Decreased glucocorticoid binding and receptor activation in brain of genetically diabetic (MDB/MDB) mice.

Binding of [3H]triamcinolone acetonide (TA) to cytosolic receptors and subsequent in vitro activation of glucocorticoid-receptor complexes were studied in whole brain and liver from misty diabetic mice (mdb/mdb) and their control littermates (??/++). Binding was specific for glucocorticoid receptor (GcR) since the specific glucocorticoid, RU26988, was used to compete with [3H]TA for binding. Reduced [3H]TA binding was observed in whole brain and liver in diabetic animals when compared to control animals. Within the brain, binding was significantly (P less than 0.05) decreased in cortex, hippocampus, and hypothalamus.
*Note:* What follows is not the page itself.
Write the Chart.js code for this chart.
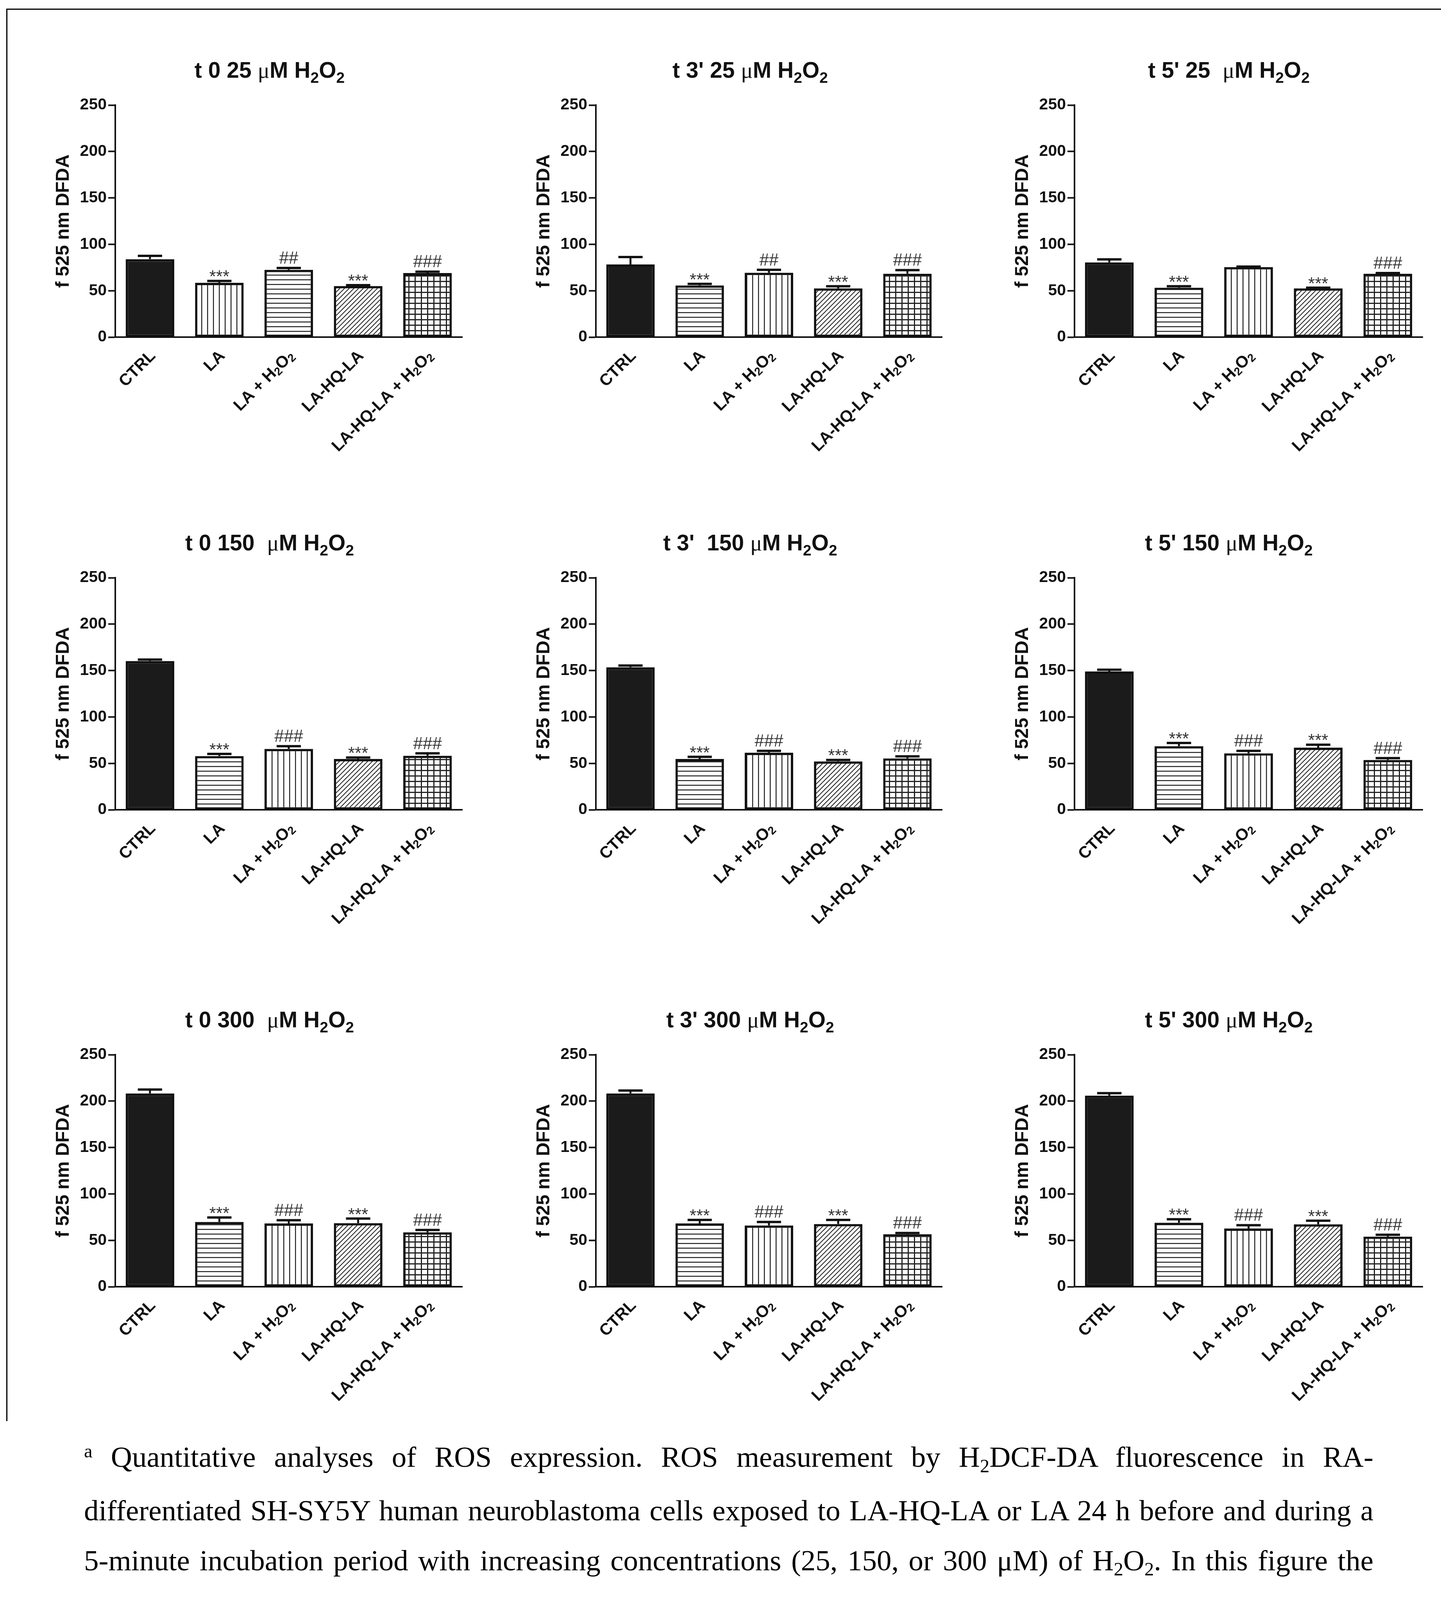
<!DOCTYPE html>
<html>
<head>
<meta charset="utf-8">
<script src="https://cdn.jsdelivr.net/npm/chart.js@4.4.0/dist/chart.umd.min.js"></script>
<style>
  html, body { margin: 0; padding: 0; background: #fff; }
  body { width: 3688px; height: 4680px; position: relative; overflow: hidden; }
  .frame-top { position: absolute; left: 16px; top: 22px; width: 3672px; height: 3px; background: #000; }
  .frame-left { position: absolute; left: 16px; top: 22px; width: 3px; height: 3616px; background: #000; }
  .panel { position: absolute; }
  #caption { position: absolute; left: 215px; top: 3666px; width: 3300px;
    font-family: "Liberation Serif", "Times New Roman", serif; font-size: 75px; line-height: 127.4px; color: #000; }
  #caption .ln { white-space: nowrap; }
  sub { font-size: 0.65em; vertical-align: baseline; position: relative; top: 0.28em; }
  sup { font-size: 0.65em; vertical-align: baseline; position: relative; top: -0.5em; }
</style>
</head>
<body>
<div class="frame-top"></div>
<div class="frame-left"></div>
<div id="panels"></div>
<div id="caption">
  <div class="ln"><span><sup>a</sup> Quantitative analyses of ROS expression. ROS measurement by H<sub>2</sub>DCF-DA fluorescence in RA-</span></div>
  <div class="ln"><span>differentiated SH-SY5Y human neuroblastoma cells exposed to LA-HQ-LA or LA 24 h before and during a</span></div>
  <div class="ln"><span>5-minute incubation period with increasing concentrations (25, 150, or 300 μM) of H<sub>2</sub>O<sub>2</sub>. In this figure the</span></div>
  <div class="ln"><span>fluorescence at three points (t<sub>0</sub>, t<sub>3</sub> and t<sub>5</sub>) during the time-course are reported. CTRL: control with H<sub>2</sub>O<sub>2</sub>. The</span></div>
  <div class="ln"><span>means ± SEM derived from two different experiments (each with n=10; ### or *** p &lt; 0.0001, ## or **</span></div>
  <div class="ln"><span>0.0001 &lt; p &lt; 0.001, # or * 0.001 &lt; p &lt; 0.05, n.s. p &gt; 0.05). * refers to SH-SY5Y human neuroblastoma cells</span></div>
  <div class="ln"><span>treated only with the neuroprotective compound. # refers to&nbsp; SH-SY5Y human neuroblastoma cells treated</span></div>
  <div class="ln last"><span>with a combination of the neuroprotective compound and the toxin.</span></div>
</div>
<script>
// groups on the x axis ("_2" = subscript)
const groups = ["CTRL", "LA", "LA + H_2O_2", "LA-HQ-LA", "LA-HQ-LA + H_2O_2"];
const yMax = 250;
const yStep = 50;
const yTitle = "f 525 nm DFDA";

// panel titles, row by row (25, 150, 300 µM), columns t0, t3', t5'
const titles = [
  "t 0 25 μM H_2O_2", "t 3' 25 μM H_2O_2", "t 5' 25  μM H_2O_2",
  "t 0 150  μM H_2O_2", "t 3'  150 μM H_2O_2", "t 5' 150 μM H_2O_2",
  "t 0 300  μM H_2O_2", "t 3' 300 μM H_2O_2", "t 5' 300 μM H_2O_2"
];

// means and SEM, each row is t0, t3', t5'
const mean25 = [[84, 58.5, 72.5, 55, 69], [78.3, 55.7, 69.3, 52.5, 68.3], [80.5, 53.2, 75.4, 52.5, 68.3]];
const sem25 = [[3.5, 2, 2, 1, 1.5], [8, 1.6, 3.2, 2.3, 3.9], [3.3, 1.6, 0.6, 0.7, 0.7]];
const mean150 = [[160.2, 57.9, 65.6, 54.7, 58.2], [153.5, 54.7, 61.5, 52.1, 55.3], [149, 68.5, 60.8, 66.9, 53.7]];
const sem150 = [[1.6, 2.3, 2.9, 1.6, 2.6], [1.9, 2.3, 1.9, 1.6, 2.3], [1.9, 3.5, 2.6, 3.2, 2]];
const mean300 = [[208.2, 69.8, 68.2, 68.5, 58.6], [208.2, 68.2, 66, 67.6, 56.6], [205.9, 68.9, 62.7, 67.2, 54]];
const sem300 = [[4.2, 4.8, 3.5, 4.9, 2.5], [3.2, 3.8, 3.8, 4.4, 1.3], [2.6, 3.8, 3.6, 3.9, 2]];

// significance marks above the bars
const marks25 = [["", "***", "##", "***", "###"], ["", "***", "##", "***", "###"], ["", "***", "", "***", "###"]];
const marks150 = [["", "***", "###", "***", "###"], ["", "***", "###", "***", "###"], ["", "***", "###", "***", "###"]];
const marks300 = [["", "***", "###", "***", "###"], ["", "***", "###", "***", "###"], ["", "***", "###", "***", "###"]];

const rowMeans = [mean25, mean150, mean300];
const rowSems = [sem25, sem150, sem300];
const rowMarks = [marks25, marks150, marks300];

// ---- layout / style ----
const colAxisX = [295, 1525, 2750];
const colPlotW = [888, 886, 891];
const rowZeroY = [863, 2073, 3294];
const PLOT_H = 594;
const PAD_L = 290, PAD_T = 250, PAD_R = 30, X_H = 400;
const INK = "#111";

const fillFirst = ["solid", "vert", "horiz", "diag", "grid"];
const fillOther = ["solid", "horiz", "vert", "diag", "grid"];

function makeFill(kind) {
  if (kind === "solid") return "#1b1b1b";
  const c = document.createElement("canvas");
  const g = c.getContext("2d");
  const size = { vert: [15, 15], horiz: [12, 12], diag: [12, 12], grid: [16, 14] }[kind];
  c.width = size[0];
  c.height = size[1];
  g.fillStyle = "#fff";
  g.fillRect(0, 0, c.width, c.height);
  g.fillStyle = "#222";
  g.strokeStyle = "#222";
  if (kind === "vert") g.fillRect(0, 0, 2.5, c.height);
  if (kind === "horiz") g.fillRect(0, 0, c.width, 2.5);
  if (kind === "grid") {
    g.fillRect(0, 0, 3, c.height);
    g.fillRect(0, 0, c.width, 3);
  }
  if (kind === "diag") {
    g.lineWidth = 2;
    [[0, 12, 12, 0], [-6, 6, 6, -6], [6, 18, 18, 6]].forEach(l => {
      g.beginPath(); g.moveTo(l[0], l[1]); g.lineTo(l[2], l[3]); g.stroke();
    });
  }
  return g.createPattern(c, "repeat");
}

// split "H_2O_2" style text into runs
function runs(str) {
  const out = [];
  const re = /(_\d|μ)/g;
  let last = 0, m;
  while ((m = re.exec(str))) {
    if (m.index > last) out.push({ t: str.slice(last, m.index) });
    out.push(m[0] === "μ" ? { t: "μ", mu: true } : { t: m[0][1], sub: true });
    last = re.lastIndex;
  }
  if (last < str.length) out.push({ t: str.slice(last) });
  return out;
}

function drawRich(ctx, str, x, y, size, align) {
  const parts = runs(str);
  const fontOf = p => p.sub ? "bold " + Math.round(size * 0.68) + 'px "Liberation Sans"'
    : p.mu ? size + 'px "Liberation Serif"' : "bold " + size + 'px "Liberation Sans"';
  let w = 0;
  parts.forEach(p => { ctx.font = fontOf(p); p.w = ctx.measureText(p.t).width; w += p.w; });
  let cx = align === "right" ? x - w : align === "center" ? x - w / 2 : x;
  ctx.textAlign = "left";
  parts.forEach(p => {
    ctx.font = fontOf(p);
    ctx.fillText(p.t, cx, p.sub ? y + size * 0.22 : y);
    cx += p.w;
  });
}

// titles, axis title, rotated labels, error bars and marks
const decor = {
  id: "decor",
  afterDatasetsDraw(chart, args, opts) {
    const { ctx, chartArea, scales: { x, y } } = chart;
    const means = chart.data.datasets[0].data;
    const meta = chart.getDatasetMeta(0);
    ctx.save();
    ctx.fillStyle = INK;
    ctx.strokeStyle = INK;

    meta.data.forEach((bar, i) => {
      const top = y.getPixelForValue(means[i] + opts.sem[i]);
      const half = bar.width / 4;
      ctx.lineWidth = 5;
      ctx.beginPath(); ctx.moveTo(bar.x, bar.y); ctx.lineTo(bar.x, top); ctx.stroke();
      ctx.lineWidth = 6;
      ctx.beginPath(); ctx.moveTo(bar.x - half, top); ctx.lineTo(bar.x + half, top); ctx.stroke();

      const mark = opts.marks[i];
      if (mark) {
        ctx.font = '44px "Liberation Sans"';
        ctx.fillStyle = "#333";
        ctx.textAlign = "center";
        ctx.textBaseline = "alphabetic";
        const mt = ctx.measureText(mark);
        ctx.fillText(mark, bar.x, top - 3 - 8 - mt.actualBoundingBoxDescent);
        ctx.fillStyle = INK;
      }
    });

    // rotated category labels
    ctx.textBaseline = "middle";
    groups.forEach((g, i) => {
      const px = x.getPixelForValue(i);
      ctx.save();
      ctx.translate(px + 8, chartArea.bottom + 42);
      ctx.rotate(-Math.PI / 4);
      drawRich(ctx, g, 0, 0, 42, "right");
      ctx.restore();
    });

    // y axis title
    ctx.save();
    ctx.translate(chartArea.left - 132, (chartArea.top + chartArea.bottom) / 2);
    ctx.rotate(-Math.PI / 2);
    ctx.font = 'bold 48px "Liberation Sans"';
    ctx.textAlign = "center";
    ctx.fillText(yTitle, 0, 0);
    ctx.restore();

    // panel title
    ctx.textBaseline = "alphabetic";
    drawRich(ctx, opts.title, chartArea.left + 395, chartArea.top - 70, 57, "center");
    ctx.restore();
  }
};

Chart.defaults.font.family = '"Liberation Sans", Arial, sans-serif';
Chart.defaults.color = INK;

const holder = document.getElementById("panels");
for (let r = 0; r < 3; r++) {
  for (let c = 0; c < 3; c++) {
    const w = PAD_L + colPlotW[c] + PAD_R;
    const h = PAD_T + PLOT_H + X_H;
    const canvas = document.createElement("canvas");
    canvas.className = "panel";
    canvas.width = w;
    canvas.height = h;
    canvas.style.width = w + "px";
    canvas.style.height = h + "px";
    canvas.style.left = (colAxisX[c] - PAD_L) + "px";
    canvas.style.top = (rowZeroY[r] - PLOT_H - PAD_T) + "px";
    holder.appendChild(canvas);

    const fills = (r === 0 && c === 0 ? fillFirst : fillOther).map(makeFill);

    new Chart(canvas, {
      type: "bar",
      data: {
        labels: groups,
        datasets: [{
          data: rowMeans[r][c],
          backgroundColor: fills,
          borderColor: INK,
          borderWidth: 6,
          borderSkipped: false,
          barPercentage: 0.7,
          categoryPercentage: 1
        }]
      },
      options: {
        responsive: false,
        animation: false,
        devicePixelRatio: 1,
        layout: { padding: { top: PAD_T, right: PAD_R, left: 0, bottom: 0 } },
        plugins: {
          legend: { display: false },
          tooltip: { enabled: false },
          decor: { title: titles[r * 3 + c], sem: rowSems[r][c], marks: rowMarks[r][c] }
        },
        scales: {
          x: {
            grid: { display: false },
            border: { display: true, color: INK, width: 4 },
            ticks: { display: false },
            afterFit: s => { s.height = X_H; }
          },
          y: {
            min: 0,
            max: yMax,
            ticks: { stepSize: yStep, color: INK, padding: 4, font: { size: 41, weight: "bold" } },
            grid: { display: true, drawOnChartArea: false, drawTicks: true, tickLength: 18, tickWidth: 4, tickColor: INK, color: INK },
            border: { display: true, color: INK, width: 4 },
            afterFit: s => { s.width = PAD_L; }
          }
        }
      },
      plugins: [decor]
    });
  }
}

// justify caption lines to the full column width
function justify() {
  const W = 3300;
  document.querySelectorAll("#caption .ln").forEach(div => {
    div.style.wordSpacing = "0px";
    if (div.classList.contains("last")) return;
    const span = div.firstElementChild;
    const nat = span.getBoundingClientRect().width;
    const gaps = (span.textContent.match(/[ \u00a0]+/g) || []).length;
    if (gaps) div.style.wordSpacing = ((W - nat) / gaps) + "px";
  });
}
justify();
if (document.fonts) document.fonts.ready.then(justify);
</script>
</body>
</html>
No significant differences in binding were found in the striatum or "midbrain". GcR binding was similar in diabetic and control animals until 2 months of age when overt diabetic symptoms appeared and the GcR binding was lower in diabetic animals. Though GcR from mdb/mdb brain cytosol could be thermally activated, the extent of activation was significantly (P less than 0.05) less than that for controls. These data indicate that GcR in liver and brain cytosol are decreased in mdb/mdb mice and that the GcR available for binding in mdb/mdb brain cytosol appears less capable of undergoing activation and binding to DNA-cellulose than GcR from control brain cytosol. Decreased GcR activation in brain cytosol from mdb/mdb mice was associated with increased dissociation of [3H]TA from the GcR. These results suggest that the decreased negative feedback previously observed in diabetic animals may be due to decreased binding of hormones and a decreased level of activation of hormone bound receptor complexes.